HOOD RIVER, Ore. -- Burning now for a week and half, the Eagle Creek Fire is triggering new concerns among winegrowers in the Hood River Valley.
How will all the thick smoke impact Oregon's multi-billion dollar wine industry?
In his 17 years of wine-making in the Hood River Valley, Steve Bickford has never had to deal with smoke like he's been dealing with since the fire started.
"It's been smoky most every day," he said.
The nearby wildfire is not only creating haze in the air, it's also leaving behind a dusting of ash on the vines.
Bickford, owner of Mt.
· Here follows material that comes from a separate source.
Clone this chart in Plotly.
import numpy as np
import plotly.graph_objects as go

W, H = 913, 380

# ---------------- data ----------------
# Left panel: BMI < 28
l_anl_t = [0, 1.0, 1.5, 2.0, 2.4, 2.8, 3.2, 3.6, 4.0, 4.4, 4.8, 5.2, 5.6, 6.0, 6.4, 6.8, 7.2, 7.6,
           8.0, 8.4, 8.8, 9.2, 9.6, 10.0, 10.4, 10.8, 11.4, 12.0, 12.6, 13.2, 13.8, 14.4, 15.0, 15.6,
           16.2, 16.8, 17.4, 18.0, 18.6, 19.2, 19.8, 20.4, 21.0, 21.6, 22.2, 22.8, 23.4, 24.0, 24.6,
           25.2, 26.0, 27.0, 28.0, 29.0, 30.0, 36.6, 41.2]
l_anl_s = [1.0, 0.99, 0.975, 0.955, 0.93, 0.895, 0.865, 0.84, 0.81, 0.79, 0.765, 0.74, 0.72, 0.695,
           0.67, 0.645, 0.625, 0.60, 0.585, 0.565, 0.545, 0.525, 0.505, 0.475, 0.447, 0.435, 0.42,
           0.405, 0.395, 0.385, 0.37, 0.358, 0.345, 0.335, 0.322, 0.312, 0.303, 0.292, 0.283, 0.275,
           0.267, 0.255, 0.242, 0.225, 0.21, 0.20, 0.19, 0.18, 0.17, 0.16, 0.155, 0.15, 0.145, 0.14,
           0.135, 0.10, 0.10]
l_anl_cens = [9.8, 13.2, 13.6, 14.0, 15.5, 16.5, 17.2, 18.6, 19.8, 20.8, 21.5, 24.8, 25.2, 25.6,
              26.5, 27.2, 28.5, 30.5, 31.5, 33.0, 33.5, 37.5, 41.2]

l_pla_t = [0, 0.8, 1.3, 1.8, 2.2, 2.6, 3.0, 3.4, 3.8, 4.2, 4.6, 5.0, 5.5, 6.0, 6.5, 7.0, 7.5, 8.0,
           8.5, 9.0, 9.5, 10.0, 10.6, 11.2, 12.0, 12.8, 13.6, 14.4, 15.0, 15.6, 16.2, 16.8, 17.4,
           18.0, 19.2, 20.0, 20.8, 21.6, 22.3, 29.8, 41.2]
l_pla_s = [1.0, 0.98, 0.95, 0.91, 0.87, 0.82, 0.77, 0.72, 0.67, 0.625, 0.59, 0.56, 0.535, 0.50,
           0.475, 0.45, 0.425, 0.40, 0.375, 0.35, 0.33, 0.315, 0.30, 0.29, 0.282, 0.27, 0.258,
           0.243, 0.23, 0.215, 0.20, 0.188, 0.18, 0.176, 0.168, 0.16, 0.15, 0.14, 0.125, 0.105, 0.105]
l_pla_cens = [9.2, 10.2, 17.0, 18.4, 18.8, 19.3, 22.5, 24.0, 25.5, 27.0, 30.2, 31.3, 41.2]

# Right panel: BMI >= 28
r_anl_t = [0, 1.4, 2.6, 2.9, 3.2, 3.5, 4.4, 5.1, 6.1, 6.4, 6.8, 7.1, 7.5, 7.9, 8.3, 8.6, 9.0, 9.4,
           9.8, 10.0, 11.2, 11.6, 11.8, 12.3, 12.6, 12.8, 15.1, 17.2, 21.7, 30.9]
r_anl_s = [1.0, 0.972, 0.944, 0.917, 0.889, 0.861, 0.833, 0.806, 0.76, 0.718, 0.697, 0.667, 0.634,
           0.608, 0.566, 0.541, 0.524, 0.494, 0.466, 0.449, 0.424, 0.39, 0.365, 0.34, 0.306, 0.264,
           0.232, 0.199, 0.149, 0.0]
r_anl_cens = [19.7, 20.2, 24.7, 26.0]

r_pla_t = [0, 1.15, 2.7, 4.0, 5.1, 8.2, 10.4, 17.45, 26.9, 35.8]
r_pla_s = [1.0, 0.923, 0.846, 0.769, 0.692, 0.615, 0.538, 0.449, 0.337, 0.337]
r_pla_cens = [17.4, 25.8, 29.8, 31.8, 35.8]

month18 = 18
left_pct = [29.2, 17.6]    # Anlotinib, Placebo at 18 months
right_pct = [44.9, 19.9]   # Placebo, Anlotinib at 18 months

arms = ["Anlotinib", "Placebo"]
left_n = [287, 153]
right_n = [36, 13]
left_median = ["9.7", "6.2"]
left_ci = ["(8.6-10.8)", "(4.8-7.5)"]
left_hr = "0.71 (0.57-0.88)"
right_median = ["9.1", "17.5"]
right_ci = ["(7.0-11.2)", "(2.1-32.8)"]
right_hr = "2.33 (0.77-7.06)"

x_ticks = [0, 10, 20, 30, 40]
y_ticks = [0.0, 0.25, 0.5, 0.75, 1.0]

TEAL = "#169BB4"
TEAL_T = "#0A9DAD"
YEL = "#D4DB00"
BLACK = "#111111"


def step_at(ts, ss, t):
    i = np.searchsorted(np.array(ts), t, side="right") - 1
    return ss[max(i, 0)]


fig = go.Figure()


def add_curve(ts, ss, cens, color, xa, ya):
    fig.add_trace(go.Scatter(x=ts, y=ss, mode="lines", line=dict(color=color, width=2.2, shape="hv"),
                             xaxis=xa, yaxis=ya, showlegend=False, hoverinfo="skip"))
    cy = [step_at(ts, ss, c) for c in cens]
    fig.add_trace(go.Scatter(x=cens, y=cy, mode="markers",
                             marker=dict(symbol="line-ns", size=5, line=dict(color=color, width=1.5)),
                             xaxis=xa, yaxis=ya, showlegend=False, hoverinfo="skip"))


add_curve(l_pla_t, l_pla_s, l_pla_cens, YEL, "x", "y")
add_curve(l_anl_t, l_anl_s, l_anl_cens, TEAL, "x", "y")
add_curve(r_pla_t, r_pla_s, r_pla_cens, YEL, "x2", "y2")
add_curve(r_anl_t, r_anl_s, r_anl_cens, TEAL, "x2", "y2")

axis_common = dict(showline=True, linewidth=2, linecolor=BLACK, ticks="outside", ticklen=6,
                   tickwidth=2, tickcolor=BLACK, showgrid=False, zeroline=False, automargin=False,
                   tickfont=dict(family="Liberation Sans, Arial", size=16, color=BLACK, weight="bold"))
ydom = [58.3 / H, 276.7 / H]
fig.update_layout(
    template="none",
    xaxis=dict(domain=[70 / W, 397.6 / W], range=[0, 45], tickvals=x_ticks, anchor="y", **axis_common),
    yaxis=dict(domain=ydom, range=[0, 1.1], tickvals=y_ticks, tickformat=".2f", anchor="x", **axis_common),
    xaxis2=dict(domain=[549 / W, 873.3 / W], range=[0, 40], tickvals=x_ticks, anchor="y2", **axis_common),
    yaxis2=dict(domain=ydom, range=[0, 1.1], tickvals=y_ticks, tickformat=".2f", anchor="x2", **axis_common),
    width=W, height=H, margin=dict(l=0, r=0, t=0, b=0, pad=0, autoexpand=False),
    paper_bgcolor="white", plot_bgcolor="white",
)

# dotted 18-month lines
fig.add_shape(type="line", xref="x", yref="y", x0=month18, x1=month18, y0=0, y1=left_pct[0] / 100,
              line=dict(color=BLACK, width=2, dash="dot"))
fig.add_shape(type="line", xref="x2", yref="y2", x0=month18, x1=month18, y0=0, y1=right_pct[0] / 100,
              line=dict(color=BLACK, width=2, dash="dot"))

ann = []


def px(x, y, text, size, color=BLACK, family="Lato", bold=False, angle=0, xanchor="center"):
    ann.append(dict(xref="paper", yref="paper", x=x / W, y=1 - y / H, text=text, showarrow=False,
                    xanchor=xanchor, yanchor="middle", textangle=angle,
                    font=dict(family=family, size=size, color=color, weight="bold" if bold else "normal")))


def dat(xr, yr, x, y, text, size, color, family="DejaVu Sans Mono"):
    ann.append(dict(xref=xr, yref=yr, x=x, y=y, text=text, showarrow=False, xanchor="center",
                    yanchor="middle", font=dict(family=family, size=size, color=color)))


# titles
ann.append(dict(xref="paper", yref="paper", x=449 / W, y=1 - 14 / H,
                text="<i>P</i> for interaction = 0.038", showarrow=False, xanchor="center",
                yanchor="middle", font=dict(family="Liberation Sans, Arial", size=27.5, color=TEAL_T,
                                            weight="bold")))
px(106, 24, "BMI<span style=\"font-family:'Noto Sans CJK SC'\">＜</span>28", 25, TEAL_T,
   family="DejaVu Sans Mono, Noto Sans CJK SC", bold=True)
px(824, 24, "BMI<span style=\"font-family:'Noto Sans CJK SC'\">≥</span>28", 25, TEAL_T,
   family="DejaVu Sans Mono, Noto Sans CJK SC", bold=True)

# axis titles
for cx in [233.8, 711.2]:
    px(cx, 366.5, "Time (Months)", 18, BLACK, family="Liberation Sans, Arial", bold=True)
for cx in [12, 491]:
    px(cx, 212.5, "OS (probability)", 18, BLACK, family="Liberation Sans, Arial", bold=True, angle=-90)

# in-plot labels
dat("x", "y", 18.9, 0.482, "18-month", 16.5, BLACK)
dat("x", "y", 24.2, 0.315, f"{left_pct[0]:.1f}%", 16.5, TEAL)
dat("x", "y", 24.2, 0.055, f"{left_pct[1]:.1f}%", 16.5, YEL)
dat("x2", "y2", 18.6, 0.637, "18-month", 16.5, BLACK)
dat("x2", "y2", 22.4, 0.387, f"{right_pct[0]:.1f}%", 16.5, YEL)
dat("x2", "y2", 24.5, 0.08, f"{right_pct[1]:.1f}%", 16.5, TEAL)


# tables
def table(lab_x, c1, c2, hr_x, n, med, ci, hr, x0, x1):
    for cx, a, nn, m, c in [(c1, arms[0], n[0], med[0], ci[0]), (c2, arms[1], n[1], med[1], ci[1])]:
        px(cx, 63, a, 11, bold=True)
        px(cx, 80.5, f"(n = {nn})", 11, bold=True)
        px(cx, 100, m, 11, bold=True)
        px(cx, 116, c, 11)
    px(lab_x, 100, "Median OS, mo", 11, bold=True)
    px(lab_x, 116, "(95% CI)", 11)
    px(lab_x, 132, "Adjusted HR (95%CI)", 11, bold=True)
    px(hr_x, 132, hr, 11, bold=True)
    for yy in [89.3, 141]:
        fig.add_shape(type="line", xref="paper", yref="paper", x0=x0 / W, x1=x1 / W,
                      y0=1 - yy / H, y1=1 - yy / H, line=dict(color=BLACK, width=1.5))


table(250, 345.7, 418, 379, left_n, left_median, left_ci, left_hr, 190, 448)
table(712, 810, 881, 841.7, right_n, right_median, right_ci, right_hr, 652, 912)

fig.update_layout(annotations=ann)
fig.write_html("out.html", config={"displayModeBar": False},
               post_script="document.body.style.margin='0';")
Hood Winery, said he and winemakers in the area can't really do anything right now to help protect the grapes.
Even watering them down could do more harm than good.
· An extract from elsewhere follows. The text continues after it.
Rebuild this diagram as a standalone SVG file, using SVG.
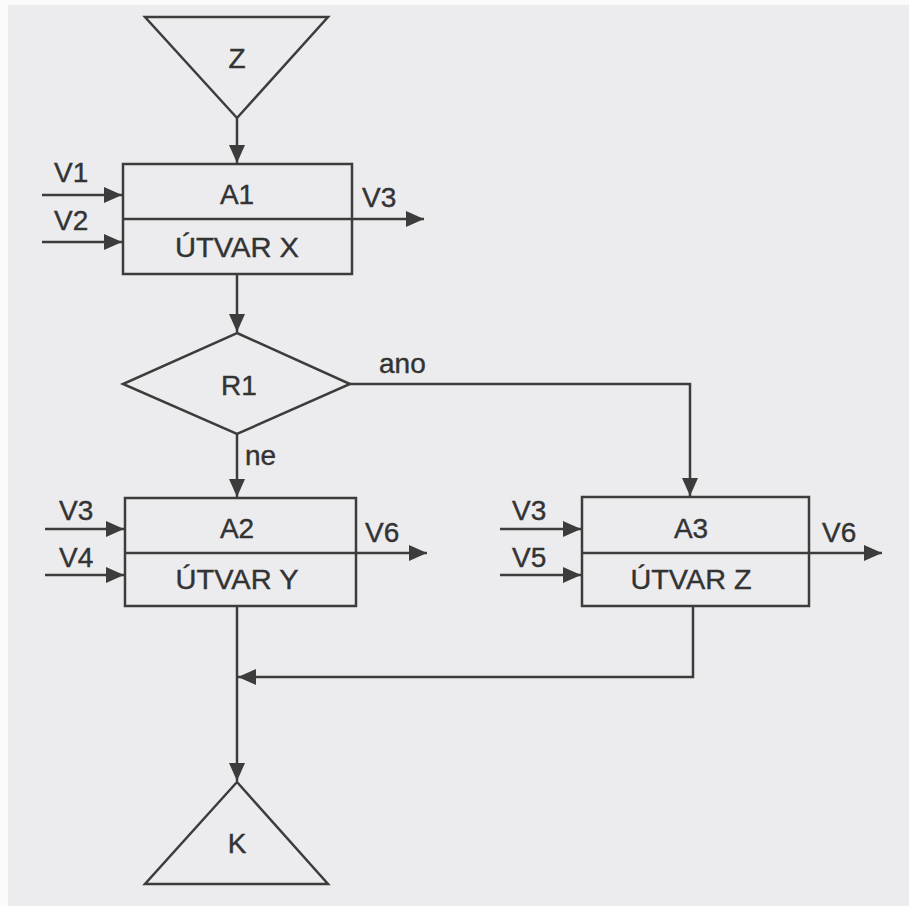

"You don't want to get water on them, water decreases the sugar in the grapes for fermentation," he said.
Bickford said all he can do right now is monitor the grapes.
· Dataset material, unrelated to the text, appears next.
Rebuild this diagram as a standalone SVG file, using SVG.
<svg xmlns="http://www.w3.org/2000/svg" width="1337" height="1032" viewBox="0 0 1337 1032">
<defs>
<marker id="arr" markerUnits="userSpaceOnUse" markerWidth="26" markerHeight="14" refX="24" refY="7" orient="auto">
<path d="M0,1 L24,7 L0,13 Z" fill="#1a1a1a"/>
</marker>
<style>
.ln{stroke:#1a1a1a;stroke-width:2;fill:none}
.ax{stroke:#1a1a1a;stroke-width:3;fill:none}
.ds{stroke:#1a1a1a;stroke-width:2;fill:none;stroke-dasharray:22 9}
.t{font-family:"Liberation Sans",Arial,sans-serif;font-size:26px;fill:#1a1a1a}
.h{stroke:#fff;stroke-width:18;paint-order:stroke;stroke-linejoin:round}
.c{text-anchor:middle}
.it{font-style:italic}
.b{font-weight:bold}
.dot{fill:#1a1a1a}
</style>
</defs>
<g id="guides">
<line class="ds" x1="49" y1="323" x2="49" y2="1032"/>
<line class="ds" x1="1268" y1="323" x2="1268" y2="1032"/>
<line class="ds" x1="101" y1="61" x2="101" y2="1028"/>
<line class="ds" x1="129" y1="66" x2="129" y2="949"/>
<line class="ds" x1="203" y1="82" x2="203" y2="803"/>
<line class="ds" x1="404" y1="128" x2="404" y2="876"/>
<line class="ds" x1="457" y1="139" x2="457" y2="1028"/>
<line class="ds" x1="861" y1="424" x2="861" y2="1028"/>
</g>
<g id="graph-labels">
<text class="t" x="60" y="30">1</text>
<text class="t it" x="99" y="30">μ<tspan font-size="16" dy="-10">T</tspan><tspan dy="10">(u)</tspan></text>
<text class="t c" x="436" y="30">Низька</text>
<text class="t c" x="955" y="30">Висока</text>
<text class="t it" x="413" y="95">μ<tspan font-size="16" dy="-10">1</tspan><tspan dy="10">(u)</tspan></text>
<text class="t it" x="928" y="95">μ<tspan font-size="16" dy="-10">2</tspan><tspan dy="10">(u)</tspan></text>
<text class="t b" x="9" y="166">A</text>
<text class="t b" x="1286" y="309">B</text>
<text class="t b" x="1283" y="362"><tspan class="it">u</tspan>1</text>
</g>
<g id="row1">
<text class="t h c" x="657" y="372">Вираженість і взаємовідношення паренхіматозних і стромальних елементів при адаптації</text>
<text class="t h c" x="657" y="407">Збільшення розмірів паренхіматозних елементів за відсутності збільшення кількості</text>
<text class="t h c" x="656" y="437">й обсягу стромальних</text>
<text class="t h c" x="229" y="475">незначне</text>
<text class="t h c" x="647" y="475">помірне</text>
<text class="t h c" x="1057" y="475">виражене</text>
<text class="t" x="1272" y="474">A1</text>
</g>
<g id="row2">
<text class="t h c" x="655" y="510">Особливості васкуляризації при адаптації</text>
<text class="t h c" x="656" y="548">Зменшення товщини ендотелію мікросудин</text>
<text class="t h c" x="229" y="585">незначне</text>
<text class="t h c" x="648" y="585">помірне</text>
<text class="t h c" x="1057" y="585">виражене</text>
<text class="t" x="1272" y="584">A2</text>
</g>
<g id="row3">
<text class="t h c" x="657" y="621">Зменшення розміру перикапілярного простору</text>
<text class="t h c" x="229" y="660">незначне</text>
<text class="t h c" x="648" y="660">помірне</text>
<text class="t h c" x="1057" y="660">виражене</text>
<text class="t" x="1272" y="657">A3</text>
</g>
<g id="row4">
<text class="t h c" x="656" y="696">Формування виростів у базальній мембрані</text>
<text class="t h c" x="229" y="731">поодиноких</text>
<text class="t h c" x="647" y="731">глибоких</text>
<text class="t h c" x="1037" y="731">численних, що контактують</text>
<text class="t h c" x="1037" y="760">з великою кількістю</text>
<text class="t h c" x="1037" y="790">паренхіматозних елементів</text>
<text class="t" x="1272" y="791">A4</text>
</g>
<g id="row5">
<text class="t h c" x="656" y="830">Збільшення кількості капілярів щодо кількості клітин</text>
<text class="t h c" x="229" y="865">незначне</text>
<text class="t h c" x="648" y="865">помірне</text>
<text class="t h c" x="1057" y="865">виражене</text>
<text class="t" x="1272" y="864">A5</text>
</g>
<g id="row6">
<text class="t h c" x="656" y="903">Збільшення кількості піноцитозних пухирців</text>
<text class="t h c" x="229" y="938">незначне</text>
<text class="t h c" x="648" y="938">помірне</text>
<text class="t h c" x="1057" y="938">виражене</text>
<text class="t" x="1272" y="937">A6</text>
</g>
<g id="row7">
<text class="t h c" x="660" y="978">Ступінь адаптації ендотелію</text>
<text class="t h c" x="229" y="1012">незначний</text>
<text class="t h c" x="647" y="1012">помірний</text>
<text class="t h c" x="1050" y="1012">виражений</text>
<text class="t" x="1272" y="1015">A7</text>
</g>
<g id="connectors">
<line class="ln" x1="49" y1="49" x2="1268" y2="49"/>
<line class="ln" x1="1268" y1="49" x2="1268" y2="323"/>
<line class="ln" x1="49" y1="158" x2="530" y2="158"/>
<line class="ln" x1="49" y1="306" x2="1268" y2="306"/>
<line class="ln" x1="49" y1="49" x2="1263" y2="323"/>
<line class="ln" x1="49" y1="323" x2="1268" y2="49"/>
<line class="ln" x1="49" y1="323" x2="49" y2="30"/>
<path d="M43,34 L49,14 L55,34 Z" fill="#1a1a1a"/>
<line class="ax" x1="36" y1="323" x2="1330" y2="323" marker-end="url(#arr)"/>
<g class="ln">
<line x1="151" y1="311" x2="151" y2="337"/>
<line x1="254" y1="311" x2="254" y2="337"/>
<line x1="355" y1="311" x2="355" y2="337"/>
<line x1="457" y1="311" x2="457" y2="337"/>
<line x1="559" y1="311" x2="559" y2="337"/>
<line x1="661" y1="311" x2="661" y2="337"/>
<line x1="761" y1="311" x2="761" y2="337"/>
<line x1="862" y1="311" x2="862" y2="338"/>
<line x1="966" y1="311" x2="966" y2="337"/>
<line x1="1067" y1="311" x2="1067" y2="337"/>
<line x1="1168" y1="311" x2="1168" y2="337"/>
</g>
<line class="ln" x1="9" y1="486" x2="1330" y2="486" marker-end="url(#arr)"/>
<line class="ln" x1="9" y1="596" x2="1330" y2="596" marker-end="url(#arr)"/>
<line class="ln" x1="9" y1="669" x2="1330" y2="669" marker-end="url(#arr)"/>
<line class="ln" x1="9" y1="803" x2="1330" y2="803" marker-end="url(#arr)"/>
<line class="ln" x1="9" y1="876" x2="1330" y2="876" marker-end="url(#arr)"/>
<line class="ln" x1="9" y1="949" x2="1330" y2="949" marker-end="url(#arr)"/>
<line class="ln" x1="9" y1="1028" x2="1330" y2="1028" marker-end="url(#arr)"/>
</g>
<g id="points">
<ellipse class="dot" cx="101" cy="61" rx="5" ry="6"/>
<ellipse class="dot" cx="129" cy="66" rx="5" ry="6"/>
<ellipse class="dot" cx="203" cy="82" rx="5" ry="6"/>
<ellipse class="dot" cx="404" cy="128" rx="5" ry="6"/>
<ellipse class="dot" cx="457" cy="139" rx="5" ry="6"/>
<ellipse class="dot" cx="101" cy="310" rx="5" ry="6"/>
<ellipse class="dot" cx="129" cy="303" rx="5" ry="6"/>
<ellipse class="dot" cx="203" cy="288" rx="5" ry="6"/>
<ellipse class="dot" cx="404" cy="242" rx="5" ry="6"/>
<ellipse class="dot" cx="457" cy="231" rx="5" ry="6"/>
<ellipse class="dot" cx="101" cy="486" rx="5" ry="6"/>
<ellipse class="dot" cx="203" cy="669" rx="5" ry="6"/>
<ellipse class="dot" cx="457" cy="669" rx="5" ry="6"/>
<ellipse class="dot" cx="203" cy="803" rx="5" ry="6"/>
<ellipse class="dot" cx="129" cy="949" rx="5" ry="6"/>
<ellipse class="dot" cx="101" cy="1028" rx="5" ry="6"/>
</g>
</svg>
Once the wine-making process starts, then he'll be able to taste if there is any "smoke taint."
"On the red wines you can actually add more oak flavor to the wine and overcome some of the smoke," he explained.
But he pointed out, a slight smoky flavor can be a good thing for a wine.
"I've had smoky vintages before and they're usually good," he said.
The smoke has actually helped some fruit in the valley by providing shade and a bit of cooling on hot days.
For example, it helped pears and even wine grapes escape sunburn.
Still, Hood River Valley growers hope all the smoke moves out soon along with the fire for the sake of the grapes and business.
"We're in the tourist business and I-84 is closed so our business is a quarter or less than normal," said Bickford. "It's had a big impact on sales."